Un quart de siècle après leur victoire de 1994, les Arméniens, eux, ne possèdent aucun de ces atouts. Certes l’Iran, au sud, n’est pas hostile. La Géorgie, chrétienne, non plus. Mais ce n’est pas une alliée. Quant à la Russie, à laquelle l’Arménie est unie par une alliance défensive, l’Organisation du traité de sécurité collective (OTSC), elle n’est pas contrainte d’assister Erevan dans le cadre d’un conflit limité à l’Artsakh, qui ne fait pas partie, officiellement, du territoire arménien. L’Arménie est seule dans les faits. Seule avec ses 3 millions d’habitants, des ressources naturelles inexistantes, un PIB de 13,672 milliards de dollars, face à l’Azerbaïdjan, 10 millions d’habitants, 48 milliards de dollars de PIB, son pétrole, son gaz et sa pléthore de fournisseurs militaires.

Un arsenal de drones israéliens et turcs modernes pour l’Azerbaïdjan

Car cela fait des années qu’à Bakou, contrairement aux Arméniens, on bâtit un instrument de combat moderne, conçu pour prendre la revanche et les territoires perdus. Près de trois fois plus nombreuses que les forces arméniennes, les troupes azerbaïdjanaises ont pu compter, dans ce conflit, sur un matériel largement supérieur tant quantitativement que qualitativement, les armements azerbaïdjanais étant fréquemment d’une génération plus récente que leurs homologues arméniens et les moyens lourds plus conséquents. Quatre contre un pour les chars, deux contre un pour les blindés de transport de troupes, deux contre un pour les avions de combat, trois contre un pour les hélicoptères d’attaque et de manœuvre, un arsenal de drones israéliens et turcs modernes, aptes aux missions de renseignement et de frappes de précision, une artillerie mieux guidée et plus apte aux frappes lourdes dans la profondeur du dispositif ennemi : l’Azerbaïdjan était supérieur. Ces moyens, notamment les drones, lui ont permis de l’emporter en déjouant les seuls atouts des forces défendant l’Artsakh, lesquels se réduisent à leur parfaite connaissance d’un territoire montagneux, avantageant le camp sur la défensive, et leur farouche détermination, démontrée une fois encore.
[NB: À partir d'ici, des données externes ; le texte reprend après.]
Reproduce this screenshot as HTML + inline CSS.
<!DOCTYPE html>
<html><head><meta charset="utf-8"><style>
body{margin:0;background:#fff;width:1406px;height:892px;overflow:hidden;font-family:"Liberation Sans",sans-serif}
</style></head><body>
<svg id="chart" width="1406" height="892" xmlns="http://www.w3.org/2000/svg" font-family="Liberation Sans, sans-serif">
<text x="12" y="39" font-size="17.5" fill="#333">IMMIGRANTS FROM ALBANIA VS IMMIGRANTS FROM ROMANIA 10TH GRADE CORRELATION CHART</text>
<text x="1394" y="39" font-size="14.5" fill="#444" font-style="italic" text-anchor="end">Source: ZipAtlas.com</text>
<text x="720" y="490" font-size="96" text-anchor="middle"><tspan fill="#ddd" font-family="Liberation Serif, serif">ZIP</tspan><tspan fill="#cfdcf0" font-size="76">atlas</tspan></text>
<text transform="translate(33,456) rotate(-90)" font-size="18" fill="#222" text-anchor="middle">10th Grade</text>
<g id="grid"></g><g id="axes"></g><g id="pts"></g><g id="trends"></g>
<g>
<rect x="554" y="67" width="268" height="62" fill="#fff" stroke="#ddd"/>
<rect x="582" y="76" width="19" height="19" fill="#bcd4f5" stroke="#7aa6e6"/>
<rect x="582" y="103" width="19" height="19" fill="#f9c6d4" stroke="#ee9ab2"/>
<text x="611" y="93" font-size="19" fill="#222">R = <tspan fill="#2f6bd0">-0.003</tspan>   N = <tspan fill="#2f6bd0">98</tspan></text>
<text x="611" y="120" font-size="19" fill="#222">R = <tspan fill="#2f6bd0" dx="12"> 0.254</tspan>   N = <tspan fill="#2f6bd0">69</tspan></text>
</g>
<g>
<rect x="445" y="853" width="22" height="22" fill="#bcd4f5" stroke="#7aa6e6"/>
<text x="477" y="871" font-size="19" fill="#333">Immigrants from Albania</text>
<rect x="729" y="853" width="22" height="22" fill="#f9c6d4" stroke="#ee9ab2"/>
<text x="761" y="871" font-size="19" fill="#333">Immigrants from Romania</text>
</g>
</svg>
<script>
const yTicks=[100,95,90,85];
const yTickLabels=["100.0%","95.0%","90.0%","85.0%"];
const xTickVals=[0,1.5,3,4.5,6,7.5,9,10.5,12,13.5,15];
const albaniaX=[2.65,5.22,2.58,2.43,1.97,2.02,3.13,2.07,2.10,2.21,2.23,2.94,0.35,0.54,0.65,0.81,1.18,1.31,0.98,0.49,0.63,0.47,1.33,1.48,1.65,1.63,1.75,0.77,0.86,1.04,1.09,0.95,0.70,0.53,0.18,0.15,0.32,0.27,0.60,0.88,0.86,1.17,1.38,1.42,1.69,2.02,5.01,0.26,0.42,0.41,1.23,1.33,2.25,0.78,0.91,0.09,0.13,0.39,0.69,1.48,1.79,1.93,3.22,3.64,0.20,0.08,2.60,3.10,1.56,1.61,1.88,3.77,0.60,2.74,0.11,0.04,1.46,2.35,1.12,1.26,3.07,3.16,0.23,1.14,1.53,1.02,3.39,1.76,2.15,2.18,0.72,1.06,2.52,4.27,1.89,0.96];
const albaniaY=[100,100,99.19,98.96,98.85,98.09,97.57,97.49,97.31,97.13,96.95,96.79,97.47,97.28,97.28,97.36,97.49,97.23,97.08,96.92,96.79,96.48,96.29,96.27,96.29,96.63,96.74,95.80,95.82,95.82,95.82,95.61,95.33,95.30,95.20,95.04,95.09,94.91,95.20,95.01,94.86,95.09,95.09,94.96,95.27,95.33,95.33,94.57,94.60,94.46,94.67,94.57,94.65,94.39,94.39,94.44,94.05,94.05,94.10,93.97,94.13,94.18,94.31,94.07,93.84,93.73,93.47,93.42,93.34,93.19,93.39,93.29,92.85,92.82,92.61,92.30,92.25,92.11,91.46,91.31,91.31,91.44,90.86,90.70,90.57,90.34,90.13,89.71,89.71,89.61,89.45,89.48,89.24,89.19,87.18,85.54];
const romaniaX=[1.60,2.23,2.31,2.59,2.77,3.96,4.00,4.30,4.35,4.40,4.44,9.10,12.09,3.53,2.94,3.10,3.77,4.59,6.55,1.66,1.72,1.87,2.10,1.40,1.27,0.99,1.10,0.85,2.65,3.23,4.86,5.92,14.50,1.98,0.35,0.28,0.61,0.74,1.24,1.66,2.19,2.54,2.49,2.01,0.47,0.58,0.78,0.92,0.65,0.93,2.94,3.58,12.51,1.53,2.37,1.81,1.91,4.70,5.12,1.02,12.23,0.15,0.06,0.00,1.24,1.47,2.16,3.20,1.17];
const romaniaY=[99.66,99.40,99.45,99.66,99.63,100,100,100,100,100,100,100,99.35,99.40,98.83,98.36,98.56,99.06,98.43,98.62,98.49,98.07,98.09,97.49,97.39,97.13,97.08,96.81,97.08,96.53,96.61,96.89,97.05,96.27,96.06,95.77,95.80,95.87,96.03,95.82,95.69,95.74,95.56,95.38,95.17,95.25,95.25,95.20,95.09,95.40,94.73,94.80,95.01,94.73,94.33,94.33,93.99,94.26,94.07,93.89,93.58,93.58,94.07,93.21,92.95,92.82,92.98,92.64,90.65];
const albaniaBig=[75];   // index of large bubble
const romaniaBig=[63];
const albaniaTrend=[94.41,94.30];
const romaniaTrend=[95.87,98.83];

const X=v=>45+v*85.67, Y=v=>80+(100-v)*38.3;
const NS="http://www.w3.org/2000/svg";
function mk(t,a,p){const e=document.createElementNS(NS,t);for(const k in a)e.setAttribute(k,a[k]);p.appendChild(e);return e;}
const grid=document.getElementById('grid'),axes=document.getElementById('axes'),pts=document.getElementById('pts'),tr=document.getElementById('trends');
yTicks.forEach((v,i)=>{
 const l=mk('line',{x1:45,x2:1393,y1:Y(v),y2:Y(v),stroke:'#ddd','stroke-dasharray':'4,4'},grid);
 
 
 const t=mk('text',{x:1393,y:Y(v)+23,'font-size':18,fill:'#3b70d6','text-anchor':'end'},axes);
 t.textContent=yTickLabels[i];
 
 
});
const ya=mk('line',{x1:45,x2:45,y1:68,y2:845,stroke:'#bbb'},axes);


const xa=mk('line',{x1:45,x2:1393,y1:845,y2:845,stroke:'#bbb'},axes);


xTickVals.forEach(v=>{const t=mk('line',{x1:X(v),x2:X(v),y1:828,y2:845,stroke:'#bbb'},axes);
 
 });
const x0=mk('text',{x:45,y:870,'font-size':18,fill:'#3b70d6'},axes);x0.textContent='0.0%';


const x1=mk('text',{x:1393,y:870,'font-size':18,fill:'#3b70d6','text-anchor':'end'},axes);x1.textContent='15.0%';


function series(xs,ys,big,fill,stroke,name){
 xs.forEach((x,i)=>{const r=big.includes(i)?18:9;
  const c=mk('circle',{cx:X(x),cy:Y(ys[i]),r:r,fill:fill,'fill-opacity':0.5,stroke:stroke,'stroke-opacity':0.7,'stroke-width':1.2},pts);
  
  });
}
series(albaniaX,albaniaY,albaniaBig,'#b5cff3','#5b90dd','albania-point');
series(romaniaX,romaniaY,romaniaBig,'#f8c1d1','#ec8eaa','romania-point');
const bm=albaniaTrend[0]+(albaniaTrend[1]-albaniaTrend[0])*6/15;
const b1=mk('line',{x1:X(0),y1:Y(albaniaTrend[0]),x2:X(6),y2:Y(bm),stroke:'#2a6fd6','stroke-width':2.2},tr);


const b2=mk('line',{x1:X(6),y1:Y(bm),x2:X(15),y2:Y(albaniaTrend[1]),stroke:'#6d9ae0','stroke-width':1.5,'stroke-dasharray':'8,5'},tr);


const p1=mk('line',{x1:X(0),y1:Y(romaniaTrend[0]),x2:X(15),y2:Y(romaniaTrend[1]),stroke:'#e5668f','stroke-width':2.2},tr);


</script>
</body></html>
Et c’est là que le bât blesse. Les Arméniens ont démontré que leur bravoure était, une fois encore au rendez-vous. Ils ont mené des contre-attaques avec leur infanterie ayant permis, à plusieurs reprises, de stopper l’offensive azerbaïdjanaise. Les djihadistes syriens mis à la disposition de Bakou par la Turquie, n’ont nulle part imposé leur expérience au combat face à des adversaires défendant leur sol et leur foi. Mais le courage ne pouvait suffire. Chauffé à blanc, notamment par les Karabakhtsis, depuis 1994, le nationalisme arménien a bercé le pays d’illusions. Coutumière des rodomontades musclées vis-à-vis de l’Azerbaïdjan (qui le lui rendait bien), l’Arménie a cru que ses qualités humaines lui permettraient une fois encore de vaincre l’adversité et qu’elle avait les moyens de s’en tenir là, forte du soutien de la Russie, dont on a vu qu’il était limité du strict point de vue du droit. Le pays doit à présent en tirer les leçons. Tant d’un point de vue diplomatique que militaire. Les temps de l’intransigeance et de l’honneur pointilleux, mais ne s’appuyant sur aucune autre force que celle du verbe haut et d’une prédisposition historique à endurer le martyre, sont révolus. Charles de Gaulle, dont nous célébrons le cinquantième anniversaire de la mort, le rappelait en 1938 : «Toute la vertu du monde ne prévaut point contre le feu.» Qu’Erevan l’entende et en tire les leçons avec, en tête, une autre citation gaullienne : «Foudroyés aujourd'hui par la force mécanique, nous pourrons vaincre dans l'avenir par une force mécanique supérieure.» Courage frères arméniens. Rebâtissez. Calmes et droits. L’efficience est ennemie des illusions.